= Caaqil Dheryodhoobe =

Siyaad Qaasim better known as Caaqil Dheryodhoobe was a famous warrior chief and leader of a Duduble subclan said to have lived over 8 generations ago or roughly 300 years ago (late 1600s till mid 1700s).

He was known for being a highly gifted and wise speaker with many stories originating about him.

In one legendary tale, after a devastating war in Nugaal with a Majeerteen subclan from Garowe, Caaqil Siyaad was compelled to pay blood money, but sent goats as compensation. Dismayed by the humiliating gesture as blood money was traditionally valued in camels, the chief gave the following haiku puzzle to explain his rationale.

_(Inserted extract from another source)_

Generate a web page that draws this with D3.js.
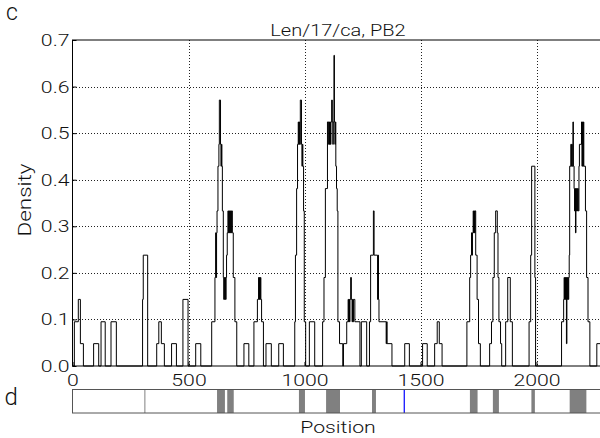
<!DOCTYPE html>
<html>
<head>
<meta charset="utf-8">
<script src="https://cdn.jsdelivr.net/npm/d3@7"></script>
<style>
  html, body { margin: 0; padding: 0; background: #fff; overflow: hidden; }
  svg text { font-family: Roboto, "Liberation Sans", Arial, sans-serif; font-weight: 300; fill: #111; }
</style>
</head>
<body>
<svg id="chart" width="600" height="438"></svg>
<script>
// Sliding-window mutation density along the PB2 segment (step changes).
const stepPos = [
  0, 8, 25, 34, 47, 91, 113, 123, 141, 166, 189,
  302, 305, 324, 363, 372, 383, 396, 427, 448, 476, 498, 531, 553,
  600, 614, 617, 619, 621, 623, 627, 631, 633, 638, 640, 642, 644, 646, 650,
  652, 654, 656, 658, 660, 662, 664, 667, 670, 672, 674, 676, 678, 680, 682, 684, 686,
  689, 693, 700, 708, 739, 760,
  782, 797, 802, 804, 806, 808, 810, 812, 815, 823, 834, 857, 889, 909,
  958, 961, 966, 970, 973, 975, 977, 979, 982, 987, 989, 991, 993, 996, 999, 1005,
  1021, 1044,
  1078, 1084, 1090, 1099, 1104, 1106, 1108, 1110, 1112, 1114, 1117, 1120, 1122, 1124,
  1127, 1129, 1131, 1133, 1135, 1138, 1141, 1144, 1151, 1165,
  1168, 1182, 1188, 1190, 1192, 1194, 1196, 1199, 1202, 1205, 1207, 1209, 1211, 1217, 1239,
  1245, 1268,
  1280, 1285, 1297, 1300, 1315, 1317, 1319, 1321, 1352, 1354, 1356, 1377,
  1432, 1452, 1509, 1529, 1561, 1572, 1581, 1593,
  1700, 1712, 1716, 1720, 1722, 1724, 1727, 1729, 1731, 1733, 1735, 1738, 1744, 1750, 1758,
  1798, 1806, 1812, 1818, 1824, 1831, 1834, 1838, 1845, 1850,
  1867, 1876, 1887, 1896,
  1968, 1975, 1979, 1993, 1996,
  2108, 2117, 2119, 2121, 2123, 2125, 2127, 2129, 2131, 2133, 2135, 2137, 2139, 2141, 2143,
  2148, 2150, 2152, 2154, 2157, 2159, 2162, 2164, 2166, 2168, 2170, 2172, 2174, 2176, 2178, 2180,
  2183, 2185, 2194, 2196, 2198, 2200, 2202, 2204, 2211, 2216, 2222, 2230,
  2260, 2285, 2341
];
const stepDensity = [
  0, 0.095, 0.143, 0.048, 0, 0.048, 0, 0.095, 0, 0.095, 0,
  0.143, 0.238, 0, 0.048, 0.095, 0.048, 0, 0.048, 0, 0.143, 0, 0.048, 0,
  0.095, 0.190, 0.286, 0.190, 0.286, 0.333, 0.429, 0.476, 0.571, 0.476, 0.429, 0.476, 0.429, 0.333, 0.190,
  0.143, 0.190, 0.143, 0.190, 0.143, 0.190, 0.238, 0.286, 0.333, 0.286, 0.333, 0.286, 0.333, 0.286, 0.333, 0.286, 0.333,
  0.286, 0.190, 0.095, 0, 0.048, 0,
  0.095, 0.143, 0.190, 0.143, 0.190, 0.143, 0.190, 0.143, 0.095, 0, 0.048, 0, 0.048, 0,
  0.095, 0.238, 0.381, 0.476, 0.524, 0.476, 0.524, 0.476, 0.571, 0.476, 0.429, 0.476, 0.429, 0.333, 0.095, 0,
  0.095, 0,
  0.095, 0.190, 0.381, 0.524, 0.476, 0.524, 0.476, 0.524, 0.476, 0.524, 0.571, 0.524, 0.476, 0.524,
  0.667, 0.524, 0.476, 0.524, 0.429, 0.381, 0.333, 0.095, 0.048, 0,
  0.048, 0.095, 0.143, 0.095, 0.143, 0.095, 0.143, 0.190, 0.143, 0.095, 0.143, 0.095, 0.143, 0.095, 0,
  0.095, 0,
  0.095, 0.238, 0.333, 0.238, 0.143, 0.238, 0.143, 0.095, 0.048, 0.095, 0.048, 0,
  0.048, 0, 0.048, 0, 0.048, 0.095, 0.048, 0,
  0.095, 0.190, 0.238, 0.286, 0.238, 0.286, 0.333, 0.286, 0.333, 0.286, 0.333, 0.238, 0.143, 0.048, 0,
  0.048, 0.095, 0.190, 0.286, 0.333, 0.286, 0.190, 0.095, 0.048, 0,
  0.095, 0.190, 0.095, 0,
  0.095, 0.238, 0.429, 0.190, 0,
  0.095, 0.143, 0.190, 0.143, 0.190, 0.143, 0.190, 0.048, 0.190, 0.143, 0.190, 0.143, 0.190, 0.238, 0.429,
  0.476, 0.429, 0.476, 0.429, 0.524, 0.429, 0.381, 0.333, 0.381, 0.286, 0.381, 0.333, 0.381, 0.333, 0.381, 0.333,
  0.429, 0.476, 0.524, 0.429, 0.524, 0.429, 0.524, 0.429, 0.333, 0.190, 0.095, 0,
  0.048, 0, 0
];

// Annotated regions on the segment map below the plot
const regionStart = [623, 667, 976, 1093, 1291, 1713, 1812, 1978, 2143];
const regionEnd   = [657, 695, 1002, 1153, 1308, 1746, 1838, 1993, 2215];
const boundaryPos = [312];
const markerPos = [1430];

const xTicks = [0, 500, 1000, 1500, 2000];
const yTicks = [0, 0.1, 0.2, 0.3, 0.4, 0.5, 0.6, 0.7];
const segmentLength = 2341;
const titleText = "Len/17/ca, PB2";

const data = stepPos.map((p, i) => ({ pos: p, v: stepDensity[i] }));

const svg = d3.select("#chart");
const plotLeft = 72.5, plotTop = 40, plotBottom = 366;
const pxPerUnit = 0.232;
const x = d3.scaleLinear().domain([0, segmentLength]).range([plotLeft, plotLeft + segmentLength * pxPerUnit]);
const y = d3.scaleLinear().domain([0, 0.7]).range([plotBottom, plotTop]);
const plotRight = x(segmentLength);
const wide = 1.25; // horizontal widening of the lettering

function widenText(sel) {
  sel.each(function () {
    const t = d3.select(this);
    const ax = +(t.attr("x") || 0);
    t.attr("transform", `translate(${ax},0) scale(${wide},1) translate(${-ax},0)`);
  });
}

// dotted grid
const grid = svg.append("g").attr("stroke", "#222").attr("stroke-width", 1)
  .attr("stroke-dasharray", "1,2").attr("shape-rendering", "crispEdges");
grid.selectAll("line.gy").data(yTicks.filter(v => v > 0 && v < 0.7)).join("line")
  .attr("x1", plotLeft).attr("x2", plotRight)
  .attr("y1", d => Math.round(y(d)) + 0.5).attr("y2", d => Math.round(y(d)) + 0.5);
grid.selectAll("line.gx").data(xTicks.filter(v => v > 0)).join("line")
  .attr("y1", plotTop).attr("y2", plotBottom)
  .attr("x1", d => Math.round(x(d)) + 0.5).attr("x2", d => Math.round(x(d)) + 0.5);

// density trace
const line = d3.line().x(d => x(d.pos)).y(d => y(d.v)).curve(d3.curveStepAfter);
svg.append("path").datum(data).attr("d", line)
  .attr("fill", "none").attr("stroke", "#000").attr("stroke-width", 1);

// frame
svg.append("rect").attr("x", plotLeft).attr("y", plotTop)
  .attr("width", plotRight - plotLeft).attr("height", plotBottom - plotTop)
  .attr("fill", "none").attr("stroke", "#000").attr("stroke-width", 1);

// axes
const yAxis = svg.append("g").attr("transform", `translate(${plotLeft},0)`)
  .call(d3.axisLeft(y).tickValues(yTicks).tickFormat(d3.format(".1f")).tickSize(-4).tickSizeOuter(0).tickPadding(3));
const xAxis = svg.append("g").attr("transform", `translate(0,${plotBottom})`)
  .call(d3.axisBottom(x).tickValues(xTicks).tickFormat(d3.format("d")).tickSize(-4).tickSizeOuter(0).tickPadding(8));
[yAxis, xAxis].forEach(g => {
  g.select(".domain").remove();
  g.selectAll("line").attr("stroke", "#000");
  g.selectAll("text").attr("font-size", 17)
    .attr("font-family", null).attr("fill", "#111").call(widenText);
});

// segment map
const barTop = 389.5, barBottom = 413;
svg.append("g").selectAll("rect").data(regionStart).join("rect")
  .attr("x", d => x(d)).attr("width", (d, i) => x(regionEnd[i]) - x(d))
  .attr("y", barTop).attr("height", barBottom - barTop).attr("fill", "#808080");
svg.append("g").selectAll("line").data(boundaryPos).join("line")
  .attr("x1", d => x(d)).attr("x2", d => x(d)).attr("y1", barTop).attr("y2", barBottom)
  .attr("stroke", "#808080").attr("stroke-width", 1);
svg.append("g").selectAll("line").data(markerPos).join("line")
  .attr("x1", d => x(d)).attr("x2", d => x(d)).attr("y1", barTop).attr("y2", barBottom)
  .attr("stroke", "#0000ff").attr("stroke-width", 1.2);
svg.append("rect").attr("x", plotLeft).attr("y", barTop)
  .attr("width", plotRight - plotLeft).attr("height", barBottom - barTop)
  .attr("fill", "none").attr("stroke", "#555").attr("stroke-width", 1);

// labels
function label(txt, px, py, size, anchor, rotate) {
  const t = svg.append("text").text(txt).attr("font-size", size).attr("text-anchor", anchor);
  const rot = rotate ? ` rotate(${rotate})` : "";
  t.attr("transform", `translate(${px},${py})${rot} scale(${wide},1)`);
  return t;
}
label(titleText, 338, 36, 16, "middle");
label("Density", 31, 200, 18, "middle", -90);
label("Position", 338, 433, 17, "middle");
svg.append("text").text("c").attr("x", 6).attr("y", 20).attr("font-size", 23);
svg.append("text").text("d").attr("x", 4.5).attr("y", 405).attr("font-size", 24);
</script>
</body>
</html>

Riyuhu laba raggay la wadaagaan, haarka iyo hareedka

Riyuhu laba naagahay la wadaagaan, labada naas iyo labo jileeca

Riyuhu laba geelay la wadaagaan, qatinka iyo qaroomaysiga

Riyuhu laba farda la wadaagaan, gooha iyo gurdanka

Riyuhu laba lo'day la wadaagaan, laba gees iyo labaca

After the contest was judged in his favour - though this new practise was not seen again - it was said Caaqil's subclan were cursed. Whilst curses are common among the tales of many clans who move away from areas of wars and drought, the town Mag Arile or Mag Ari with its famous tree can be found in the Nugaal region and some said to be nicknamed after the clan (Ciise Riyoole) who still live there today.

Ceelgaras, a district village in Galgaduud, is also named after Caaqil Siyaad Qaasim today.